PROBLEM DETAILS
Copy every record exactly, and keep the pictures out.
□ □ □
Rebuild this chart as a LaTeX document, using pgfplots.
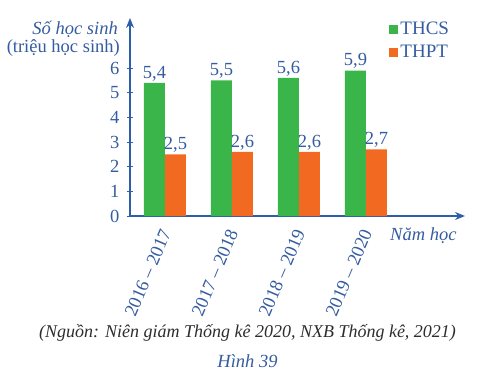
\documentclass[border=0pt]{standalone}
\usepackage{fontspec}
\setmainfont{Liberation Serif}
\usepackage{pgfplots}
\pgfplotsset{compat=1.18}
\usetikzlibrary{arrows.meta}
\definecolor{axblue}{RGB}{44,94,170}
\definecolor{txtblue}{RGB}{52,92,160}
\definecolor{bargreen}{RGB}{58,181,74}
\definecolor{barorange}{RGB}{242,106,33}
\definecolor{capgray}{RGB}{45,45,45}
\pgfplotsset{sqlegend/.style={legend image code/.code={\fill[##1] (0pt,-4.5pt) rectangle (9pt,4.5pt);}}}
\newcommand{\fs}{\fontsize{18.5}{21}\selectfont}
\begin{document}
\begin{tikzpicture}[font=\fs]
\useasboundingbox (-130pt,-159pt) rectangle (347pt,216pt);
\begin{axis}[
  at={(0pt,0pt)}, anchor=south west,
  scale only axis, width=335pt, height=198pt,
  xmin=-0.522, xmax=4.478, ymin=0, ymax=8.03,
  axis lines=left,
  axis line style={draw=axblue, line width=1.5pt, -{Stealth[length=10pt,width=8pt]}},
  ybar=0pt, bar width=21pt,
  clip=false,
  xtick={0,1,2,3},
  xticklabels={2016 – 2017, 2017 – 2018, 2018 – 2019, 2019 – 2020},
  ytick={0,1,2,3,4,5,6},
  tick align=center, major tick length=6pt,
  y tick style={draw=axblue, line width=1pt},
  x tick style={draw=none},
  /pgf/number format/assume math mode=true,
  every tick label/.append style={font=\fs, text=txtblue},
  yticklabel style={xshift=-4pt},
  xticklabel style={xshift=1pt, yshift=-11pt, rotate=67, anchor=east, inner sep=0pt},
  nodes near coords={\pgfmathprintnumber[fixed,fixed zerofill,precision=1,use comma,assume math mode=true]{\pgfplotspointmeta}},
  every node near coord/.append style={font=\fs, text=txtblue, inner sep=1.5pt},
  legend style={at={(0.765,1.0)}, anchor=north west, draw=none, fill=none,
    text=txtblue, font=\fontsize{19}{21}\selectfont, row sep=5pt, legend cell align=left},
]
\addplot[fill=bargreen, draw=none, sqlegend] coordinates {(0,5.4) (1,5.5) (2,5.6) (3,5.9)};
\addplot[fill=barorange, draw=none, sqlegend] coordinates {(0,2.5) (1,2.6) (2,2.6) (3,2.7)};
\legend{THCS, THPT}
\end{axis}
\node[anchor=base east, text=txtblue, font=\fs\itshape, inner sep=0pt] at (-12pt,181pt) {Số học sinh};
\node[anchor=base east, text=txtblue, inner sep=0pt] at (-10pt,163pt) {(triệu học sinh)};
\node[anchor=base west, text=txtblue, font=\fs\itshape, inner sep=0pt] at (260pt,-24pt) {Năm học};
\node[anchor=base, text=capgray, font=\fontsize{18}{21}\selectfont\itshape, inner sep=0pt] at (117.5pt,-121pt) {(Nguồn: Niên giám Thống kê 2020, NXB Thống kê, 2021)};
\node[anchor=base, text=txtblue, font=\fs\itshape, inner sep=0pt] at (117.5pt,-151pt) {Hình 39};
\end{tikzpicture}
\end{document}
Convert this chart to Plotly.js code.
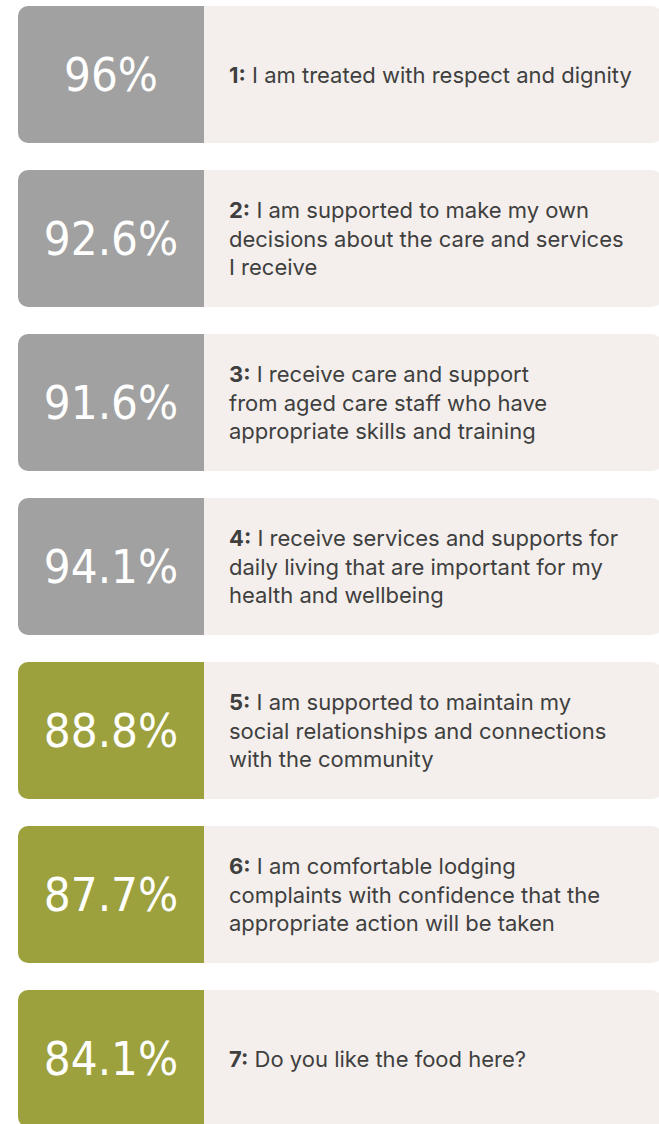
<!DOCTYPE html>
<html>
<head>
<meta charset="utf-8">
<script src="https://cdn.plot.ly/plotly-3.0.1.min.js"></script>
<style>
  html, body { margin: 0; padding: 0; background: #ffffff; }
  #chart { width: 659px; height: 1124px; }
</style>
</head>
<body>
<div id="chart"></div>
<script>
// ---- data ----
const questionNumbers = [1, 2, 3, 4, 5, 6, 7];
const percentValues = [96, 92.6, 91.6, 94.1, 88.8, 87.7, 84.1];
const statements = [
  "I am treated with respect and dignity",
  "I am supported to make my own<br>decisions about the care and services<br>I receive",
  "I receive care and support<br>from aged care staff who have<br>appropriate skills and training",
  "I receive services and supports for<br>daily living that are important for my<br>health and wellbeing",
  "I am supported to maintain my<br>social relationships and connections<br>with the community",
  "I am comfortable lodging<br>complaints with confidence that the<br>appropriate action will be taken",
  "Do you like the food here?"
];
const highlightBelow = 90;

// ---- layout constants ----
const LEFT_W = 186;     // width of value panel (px units)
const RIGHT_W = 458;    // width of statement panel
const X_MIN = -204, X_MAX = 455;
const BAR_W = 137 / 164;
const TEXT_PAD = 23;
const GRAY = '#a1a1a1', OLIVE = '#9ca13d', CARD = '#f4efec', INK = '#3f3f3f';

const cats = questionNumbers.map(n => 'Q' + n);

const valuePanel = {
  type: 'bar', orientation: 'h',
  y: cats,
  x: cats.map(() => -LEFT_W),
  width: BAR_W,
  marker: { color: percentValues.map(v => v < highlightBelow ? OLIVE : GRAY), cornerradius: 10, line: { width: 0 } },
  text: percentValues.map(v => v + '%'),
  textposition: 'inside',
  insidetextanchor: 'middle',
  textangle: 0,
  constraintext: 'none',
  textfont: { family: '"Liberation Sans Narrow", "DejaVu Sans Condensed", sans-serif', size: 47, color: '#ffffff' },
  hoverinfo: 'skip'
};

const statementPanel = {
  type: 'bar', orientation: 'h',
  y: cats,
  x: cats.map(() => RIGHT_W),
  width: BAR_W,
  marker: { color: CARD, cornerradius: 10, line: { width: 0 } },
  hoverinfo: 'skip'
};

const annotations = cats.map((c, i) => ({
  x: TEXT_PAD, y: c, xref: 'x', yref: 'y',
  xanchor: 'left', yanchor: 'middle', align: 'left',
  showarrow: false,
  text: '<b>' + questionNumbers[i] + ':</b> ' + statements[i],
  font: { family: 'Inter, "Noto Sans", sans-serif', size: 22, color: INK }
}));

const layout = {
  width: 659, height: 1124,
  margin: { l: 0, r: 0, t: 0, b: 0 },
  paper_bgcolor: '#ffffff', plot_bgcolor: '#ffffff',
  barmode: 'relative',
  barcornerradius: 10,
  showlegend: false,
  xaxis: { range: [X_MIN, X_MAX], visible: false, fixedrange: true },
  yaxis: { type: 'category', categoryorder: 'array', categoryarray: cats,
           range: [6.3994, -0.4543], visible: false, fixedrange: true },
  annotations: annotations
};

Plotly.newPlot('chart', [valuePanel, statementPanel], layout, { staticPlot: true, displayModeBar: false });
</script>
</body>
</html>
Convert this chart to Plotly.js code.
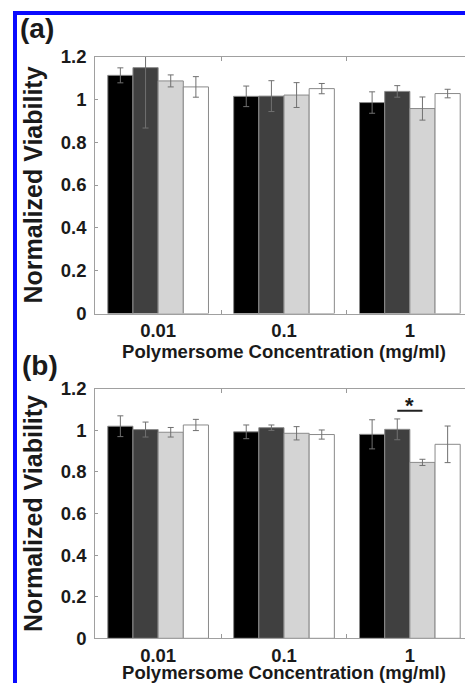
□ □ □
THE RESPONSE
Rebuild this chart as a LaTeX document, using pgfplots.
\documentclass[border=0pt]{standalone}
\usepackage{fontspec}
\setmainfont{Liberation Serif}
\usepackage{pgfplots}
\pgfplotsset{compat=1.18}
\usetikzlibrary{arrows.meta}
\definecolor{axblue}{RGB}{44,94,170}
\definecolor{txtblue}{RGB}{52,92,160}
\definecolor{bargreen}{RGB}{58,181,74}
\definecolor{barorange}{RGB}{242,106,33}
\definecolor{capgray}{RGB}{45,45,45}
\pgfplotsset{sqlegend/.style={legend image code/.code={\fill[##1] (0pt,-4.5pt) rectangle (9pt,4.5pt);}}}
\newcommand{\fs}{\fontsize{18.5}{21}\selectfont}
\begin{document}
\begin{tikzpicture}[font=\fs]
\useasboundingbox (-130pt,-159pt) rectangle (347pt,216pt);
\begin{axis}[
  at={(0pt,0pt)}, anchor=south west,
  scale only axis, width=335pt, height=198pt,
  xmin=-0.522, xmax=4.478, ymin=0, ymax=8.03,
  axis lines=left,
  axis line style={draw=axblue, line width=1.5pt, -{Stealth[length=10pt,width=8pt]}},
  ybar=0pt, bar width=21pt,
  clip=false,
  xtick={0,1,2,3},
  xticklabels={2016 – 2017, 2017 – 2018, 2018 – 2019, 2019 – 2020},
  ytick={0,1,2,3,4,5,6},
  tick align=center, major tick length=6pt,
  y tick style={draw=axblue, line width=1pt},
  x tick style={draw=none},
  /pgf/number format/assume math mode=true,
  every tick label/.append style={font=\fs, text=txtblue},
  yticklabel style={xshift=-4pt},
  xticklabel style={xshift=1pt, yshift=-11pt, rotate=67, anchor=east, inner sep=0pt},
  nodes near coords={\pgfmathprintnumber[fixed,fixed zerofill,precision=1,use comma,assume math mode=true]{\pgfplotspointmeta}},
  every node near coord/.append style={font=\fs, text=txtblue, inner sep=1.5pt},
  legend style={at={(0.765,1.0)}, anchor=north west, draw=none, fill=none,
    text=txtblue, font=\fontsize{19}{21}\selectfont, row sep=5pt, legend cell align=left},
]
\addplot[fill=bargreen, draw=none, sqlegend] coordinates {(0,5.4) (1,5.5) (2,5.6) (3,5.9)};
\addplot[fill=barorange, draw=none, sqlegend] coordinates {(0,2.5) (1,2.6) (2,2.6) (3,2.7)};
\legend{THCS, THPT}
\end{axis}
\node[anchor=base east, text=txtblue, font=\fs\itshape, inner sep=0pt] at (-12pt,181pt) {Số học sinh};
\node[anchor=base east, text=txtblue, inner sep=0pt] at (-10pt,163pt) {(triệu học sinh)};
\node[anchor=base west, text=txtblue, font=\fs\itshape, inner sep=0pt] at (260pt,-24pt) {Năm học};
\node[anchor=base, text=capgray, font=\fontsize{18}{21}\selectfont\itshape, inner sep=0pt] at (117.5pt,-121pt) {(Nguồn: Niên giám Thống kê 2020, NXB Thống kê, 2021)};
\node[anchor=base, text=txtblue, font=\fs\itshape, inner sep=0pt] at (117.5pt,-151pt) {Hình 39};
\end{tikzpicture}
\end{document}
Convert this chart to Plotly.js code.
<!DOCTYPE html>
<html>
<head>
<meta charset="utf-8">
<script src="https://cdn.plot.ly/plotly-3.0.1.min.js"></script>
<style>
  html, body { margin: 0; padding: 0; background: #ffffff; }
  #chart { width: 659px; height: 1124px; }
</style>
</head>
<body>
<div id="chart"></div>
<script>
// ---- data ----
const questionNumbers = [1, 2, 3, 4, 5, 6, 7];
const percentValues = [96, 92.6, 91.6, 94.1, 88.8, 87.7, 84.1];
const statements = [
  "I am treated with respect and dignity",
  "I am supported to make my own<br>decisions about the care and services<br>I receive",
  "I receive care and support<br>from aged care staff who have<br>appropriate skills and training",
  "I receive services and supports for<br>daily living that are important for my<br>health and wellbeing",
  "I am supported to maintain my<br>social relationships and connections<br>with the community",
  "I am comfortable lodging<br>complaints with confidence that the<br>appropriate action will be taken",
  "Do you like the food here?"
];
const highlightBelow = 90;

// ---- layout constants ----
const LEFT_W = 186;     // width of value panel (px units)
const RIGHT_W = 458;    // width of statement panel
const X_MIN = -204, X_MAX = 455;
const BAR_W = 137 / 164;
const TEXT_PAD = 23;
const GRAY = '#a1a1a1', OLIVE = '#9ca13d', CARD = '#f4efec', INK = '#3f3f3f';

const cats = questionNumbers.map(n => 'Q' + n);

const valuePanel = {
  type: 'bar', orientation: 'h',
  y: cats,
  x: cats.map(() => -LEFT_W),
  width: BAR_W,
  marker: { color: percentValues.map(v => v < highlightBelow ? OLIVE : GRAY), cornerradius: 10, line: { width: 0 } },
  text: percentValues.map(v => v + '%'),
  textposition: 'inside',
  insidetextanchor: 'middle',
  textangle: 0,
  constraintext: 'none',
  textfont: { family: '"Liberation Sans Narrow", "DejaVu Sans Condensed", sans-serif', size: 47, color: '#ffffff' },
  hoverinfo: 'skip'
};

const statementPanel = {
  type: 'bar', orientation: 'h',
  y: cats,
  x: cats.map(() => RIGHT_W),
  width: BAR_W,
  marker: { color: CARD, cornerradius: 10, line: { width: 0 } },
  hoverinfo: 'skip'
};

const annotations = cats.map((c, i) => ({
  x: TEXT_PAD, y: c, xref: 'x', yref: 'y',
  xanchor: 'left', yanchor: 'middle', align: 'left',
  showarrow: false,
  text: '<b>' + questionNumbers[i] + ':</b> ' + statements[i],
  font: { family: 'Inter, "Noto Sans", sans-serif', size: 22, color: INK }
}));

const layout = {
  width: 659, height: 1124,
  margin: { l: 0, r: 0, t: 0, b: 0 },
  paper_bgcolor: '#ffffff', plot_bgcolor: '#ffffff',
  barmode: 'relative',
  barcornerradius: 10,
  showlegend: false,
  xaxis: { range: [X_MIN, X_MAX], visible: false, fixedrange: true },
  yaxis: { type: 'category', categoryorder: 'array', categoryarray: cats,
           range: [6.3994, -0.4543], visible: false, fixedrange: true },
  annotations: annotations
};

Plotly.newPlot('chart', [valuePanel, statementPanel], layout, { staticPlot: true, displayModeBar: false });
</script>
</body>
</html>
Convert this chart to Plotly.js code.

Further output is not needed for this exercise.